Guam High Point Adventure
Guam: Mt. Lamlam is 1334 ft.
Mt. Lamlam overlooks the Marianas Trench to the east, a point over 37,800 feet lower. Mt. Lamlam is a peak in a long submerged mountain range extending from Japan to New Guinea. Lamlam is the native Chamorro word for lightning.
In mid 1966, while stationed on Guam (VAP61 at NAS Agaña), I motorcycled over the summit, Mt. Lamlam, and was shot at. Six years later, in January 1972, the last surviving Japanese soldier from WWII, Sergeant Shoichi Yokoi, came out of the jungle with a rusty, non-functional rifle. Maybe Yokoi-san shot at me, but I think it might have been the land owner. Still, I might have become the last casualty of WWII.
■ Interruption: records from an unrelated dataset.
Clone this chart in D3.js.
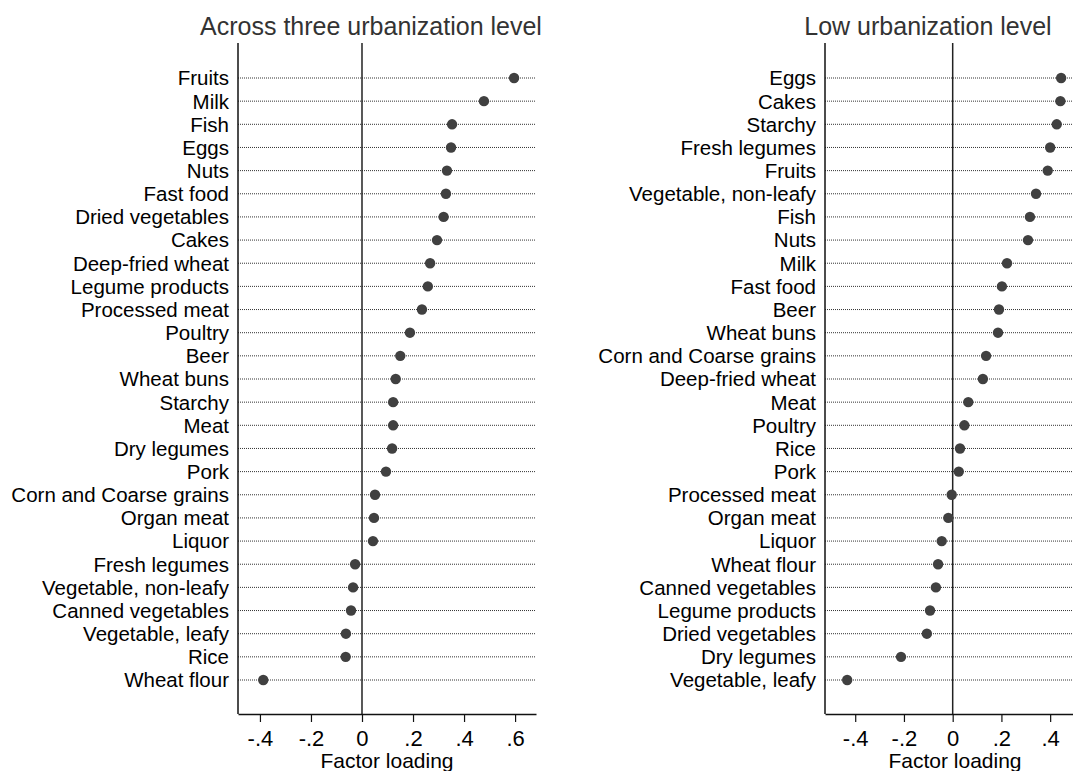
<!DOCTYPE html>
<html>
<head>
<meta charset="utf-8">
<script src="https://cdn.jsdelivr.net/npm/d3@7"></script>
<style>
  body { margin: 0; background: #fff; }
  svg { display: block; font-family: "Liberation Sans", Arial, sans-serif; }
</style>
</head>
<body>
<svg id="chart" width="1073" height="771"></svg>
<script>
// Left panel: across three urbanization level
var leftFoods = ["Fruits", "Milk", "Fish", "Eggs", "Nuts", "Fast food", "Dried vegetables",
  "Cakes", "Deep-fried wheat", "Legume products", "Processed meat", "Poultry", "Beer",
  "Wheat buns", "Starchy", "Meat", "Dry legumes", "Pork", "Corn and Coarse grains",
  "Organ meat", "Liquor", "Fresh legumes", "Vegetable, non-leafy", "Canned vegetables",
  "Vegetable, leafy", "Rice", "Wheat flour"];
var leftLoadings = [0.596, 0.478, 0.353, 0.349, 0.333, 0.329, 0.320, 0.294, 0.267, 0.258,
  0.235, 0.188, 0.150, 0.132, 0.122, 0.122, 0.118, 0.094, 0.051, 0.047, 0.043, -0.027,
  -0.035, -0.043, -0.063, -0.064, -0.387];

// Right panel: low urbanization level
var rightFoods = ["Eggs", "Cakes", "Starchy", "Fresh legumes", "Fruits", "Vegetable, non-leafy",
  "Fish", "Nuts", "Milk", "Fast food", "Beer", "Wheat buns", "Corn and Coarse grains",
  "Deep-fried wheat", "Meat", "Poultry", "Rice", "Pork", "Processed meat", "Organ meat",
  "Liquor", "Wheat flour", "Canned vegetables", "Legume products", "Dried vegetables",
  "Dry legumes", "Vegetable, leafy"];
var rightLoadings = [0.445, 0.442, 0.427, 0.400, 0.390, 0.342, 0.317, 0.309, 0.223, 0.202,
  0.190, 0.186, 0.137, 0.124, 0.064, 0.048, 0.030, 0.025, -0.004, -0.018, -0.045, -0.060,
  -0.069, -0.093, -0.106, -0.212, -0.433];

var leftTicks = [-0.4, -0.2, 0, 0.2, 0.4, 0.6];
var rightTicks = [-0.4, -0.2, 0, 0.2, 0.4];

var svg = d3.select("#chart");

// Stata style tick labels: -.4, 0, .2
function tickFmt(d) {
  if (Math.abs(d) < 1e-9) return "0";
  return (d < 0 ? "-" : "") + "." + Math.round(Math.abs(d) * 10);
}

function drawPanel(opts) {
  var g = svg.append("g");
  var top = 43, bottom = 714;

  var x = d3.scaleLinear().domain(opts.domain).range([opts.left, opts.right]);
  var y = d3.scalePoint().domain(opts.foods).range([78, 680]);

  // title
  g.append("text")
    .attr("x", opts.titleX)
    .attr("y", 35)
    .attr("text-anchor", "middle")
    .attr("font-size", 25)
    .attr("fill", "#333")
    .text(opts.title);

  // dotted guide lines for each row
  g.selectAll(".guide")
    .data(opts.foods)
    .enter().append("line")
      .attr("class", "guide")
      .attr("x1", opts.left)
      .attr("x2", opts.right)
      .attr("y1", function(d) { return y(d); })
      .attr("y2", function(d) { return y(d); })
      .attr("stroke", "#333")
      .attr("stroke-width", 1)
      .attr("stroke-dasharray", "1,1");

  // zero reference line
  g.append("line")
    .attr("x1", x(0)).attr("x2", x(0))
    .attr("y1", top).attr("y2", bottom)
    .attr("stroke", "#222")
    .attr("stroke-width", 1.5);

  // left axis line
  g.append("line")
    .attr("x1", opts.left).attr("x2", opts.left)
    .attr("y1", top).attr("y2", bottom)
    .attr("stroke", "#111")
    .attr("stroke-width", 1.5);

  // category labels
  g.selectAll(".lab")
    .data(opts.foods)
    .enter().append("text")
      .attr("class", "lab")
      .attr("x", opts.left - 9)
      .attr("y", function(d) { return y(d); })
      .attr("dy", "0.36em")
      .attr("text-anchor", "end")
      .attr("font-size", 20.5)
      .attr("fill", "#000")
      .text(function(d) { return d; });

  // dots
  g.selectAll(".dot")
    .data(opts.foods)
    .enter().append("circle")
      .attr("class", "dot")
      .attr("cx", function(d, i) { return x(opts.values[i]); })
      .attr("cy", function(d) { return y(d); })
      .attr("r", 5.2)
      .attr("fill", "#404040");

  // bottom axis
  var axis = g.append("g")
    .attr("transform", "translate(0," + bottom + ")")
    .call(d3.axisBottom(x).tickValues(opts.ticks).tickFormat(tickFmt).tickSize(8).tickSizeOuter(0));
  axis.select(".domain").attr("stroke", "#111").attr("stroke-width", 1.5);
  axis.selectAll(".tick line").attr("stroke", "#111").attr("stroke-width", 1.2);
  axis.selectAll(".tick text")
    .attr("y", 16)
    .attr("dy", "0.71em")
    .attr("font-size", 22)
    .attr("font-family", "Liberation Sans, Arial, sans-serif")
    .attr("fill", "#000");

  // axis title
  g.append("text")
    .attr("x", (opts.left + opts.right) / 2)
    .attr("y", 768)
    .attr("text-anchor", "middle")
    .attr("font-size", 21)
    .attr("fill", "#000")
    .text("Factor loading");
}

drawPanel({
  foods: leftFoods, values: leftLoadings, ticks: leftTicks,
  domain: [-0.486, 0.682], left: 238, right: 536,
  title: "Across three urbanization level", titleX: 371
});

drawPanel({
  foods: rightFoods, values: rightLoadings, ticks: rightTicks,
  domain: [-0.524, 0.543], left: 825, right: 1085,
  title: "Low urbanization level", titleX: 928
});
</script>
</body>
</html>
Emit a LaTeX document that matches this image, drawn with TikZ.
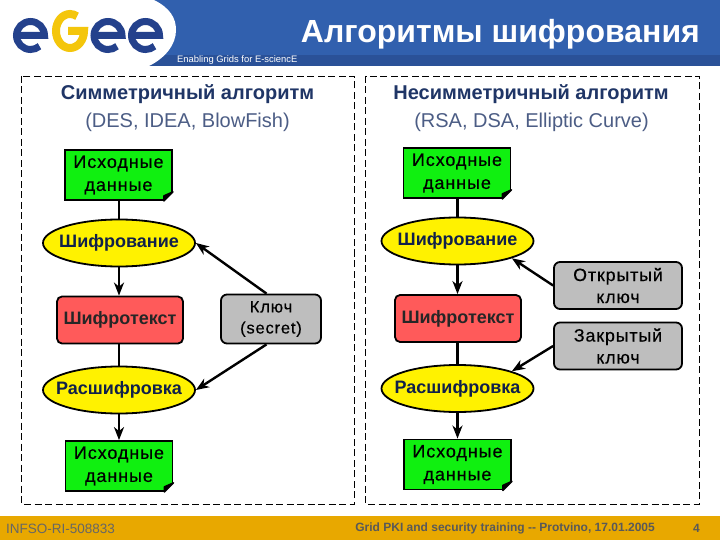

In the Navy, if we gave blood, we got the rest of the day off. It was called 'vampire liberty'. So, I gave blood, and in the afternoon, I chose to summit Guam's highest point, Mt. Lamlam. My new Honda 160 was ready. This was another solo trip, as many of my adventures are.
There was an annual motorcycle race across Mt. Lamlam, so I knew there was a trail. I think the trail crossed private property. From Hwy 2 on the map below, between Agat and Umatac, I opened (and closed) a gate and proceeded up the trail. Near the summit, I was having a hard time, spinning out and slipping. I noticed a rock kick up beside me. It aroused my suspicion. When the next shot kicked up gravel in front of me, I knew what it was. I immediately jumped off the bike, and ran along side of it the rest of the way to the top. Just before I went over the summit, I looked back, but all I could see was jungle. I did not linger.
Immediately after the summit, there was a razor-back ridge across to another lower summit. It looked like it might have been just barely wide enough for an old jeep, but it was too narrow for me to ride across. I walked the bike across. Both sides of the ridge dropped down sharply, but the right side (south) dropped the most. Seemed like 1000 ft straight down. At the bottom, I could see coconut trees, and a little further away, the ocean. The vista both ways was just beautiful. After the next peak, the trail gradually descended over a few miles, and ended near Inarajan.
Just before the gate to exit the trail, there was a man-trap pit in the trail, about 5 ft by 5 ft by 5 ft deep. I could not stop in time and tried to steer around the right side, but I fell in and the motor cycle landed on top of me. I turned off the engine and took inventory. I was thankful there were no pointed stakes in the bottom of the pit. I was pinned under the motorcycle and couldn't move. The exhaust pipe was burning the side of my lower leg. I called out for help, but of course there was no one around to hear. Also, being down in a pit, my voice would only go up. The motorcycle was settling down lower, and the smell of burned flesh was strong. Finally, when the pain became intolerable, I decided I didn't want to die in a hole, cooked under a Honda. I found the strength to lift the motorcycle up over me, out of the hole, and then I crawled out. I know I drank a beer or two that night. I still have a little 'Honda-rash' on my right calf.
There were many other adventures on Guam and at other places I was stationed. Some, I still cannot tell. The stories that I can tell are like fine red wine and, like many Navy sea stories, seem to improve with time. The night after I wrote this, I recalled (or had flashbacks of) many other Navy experiences, some very good and some that will probably not ever improve.